Exercise brief: Starting with the first line below, extract each line through the one that contains "from matplotlib.ft2font import FT2Font", inclusive, excluding pictures.

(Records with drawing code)
___

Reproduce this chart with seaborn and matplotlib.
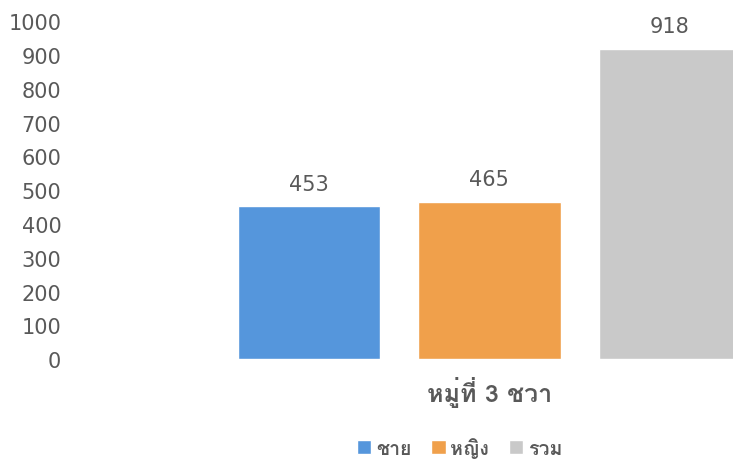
import numpy as np
import pandas as pd
import matplotlib
matplotlib.use("Agg")
import matplotlib.pyplot as plt
import seaborn as sns
from matplotlib import font_manager
from matplotlib.ft2font import FT2Font

# data
village = ["หมู่ที่ 3 ชวา"]
series = ["ชาย", "หญิง", "รวม"]
counts = [453, 465, 918]
colors = ["#5596dc", "#f0a04b", "#c9c9c9"]
yticks = [0, 100, 200, 300, 400, 500, 600, 700, 800, 900, 1000]

df = pd.DataFrame({"village": village * len(series), "series": series, "count": counts})

# find an installed family that has Thai glyphs
thai_family = None
for f in font_manager.fontManager.ttflist:
    try:
        if ord("ห") in FT2Font(f.fname).get_charmap():
            thai_family = f.name
            break
    except Exception:
        pass

sns.set_theme(style="white")
fams = ["DejaVu Sans"] + ([thai_family] if thai_family else [])
thai_fams = ([thai_family] if thai_family else []) + ["DejaVu Sans"]
plt.rcParams["font.family"] = fams

text_col = "#595959"

fig = plt.figure(figsize=(7.33, 4.6), dpi=100)
ax = fig.add_axes([0.095, 0.217, 0.905, 0.735])

sns.barplot(data=df, x="village", y="count", hue="series", palette=colors,
            gap=0.21, width=0.8, ax=ax, saturation=1)

for c in ax.containers:
    ax.bar_label(c, fmt="%d", padding=9, fontsize=15, color=text_col, clip_on=False)

ax.set_ylim(0, 1000)
ax.set_xlim(-0.62, 0.36)
ax.set_yticks(yticks)
ax.tick_params(axis="y", labelsize=15, colors=text_col, length=0, pad=6)
ax.tick_params(axis="x", colors=text_col, length=0, pad=12)
for t in ax.get_xticklabels():
    t.set_fontfamily(thai_fams)
    t.set_fontsize(18)
    t.set_fontweight("bold")
ax.set_xlabel("")
ax.set_ylabel("")
sns.despine(ax=ax, left=True, bottom=True, right=True, top=True)

ax.legend(loc="center", bbox_to_anchor=(0.588, -0.26), ncol=3, frameon=False,
          prop={"family": thai_fams, "size": 14, "weight": "bold"},
          handlelength=0.75, handleheight=0.75, handletextpad=0.25,
          columnspacing=1.0, labelcolor=text_col)

fig.savefig("out.png", dpi=100)
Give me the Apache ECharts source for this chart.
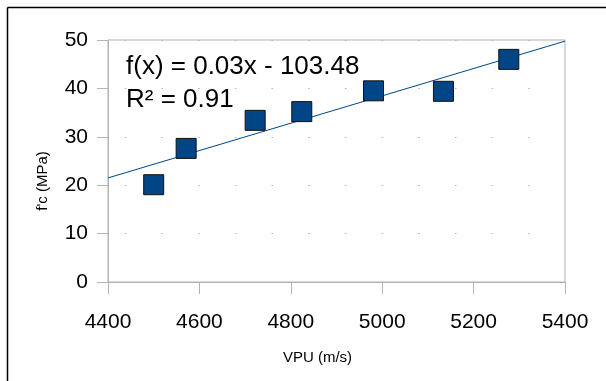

___

The result:
Reproduce this chart with seaborn and matplotlib.
import numpy as np
import pandas as pd
import matplotlib
matplotlib.use("Agg")
import matplotlib.pyplot as plt
import seaborn as sns
from matplotlib import font_manager
from matplotlib.ft2font import FT2Font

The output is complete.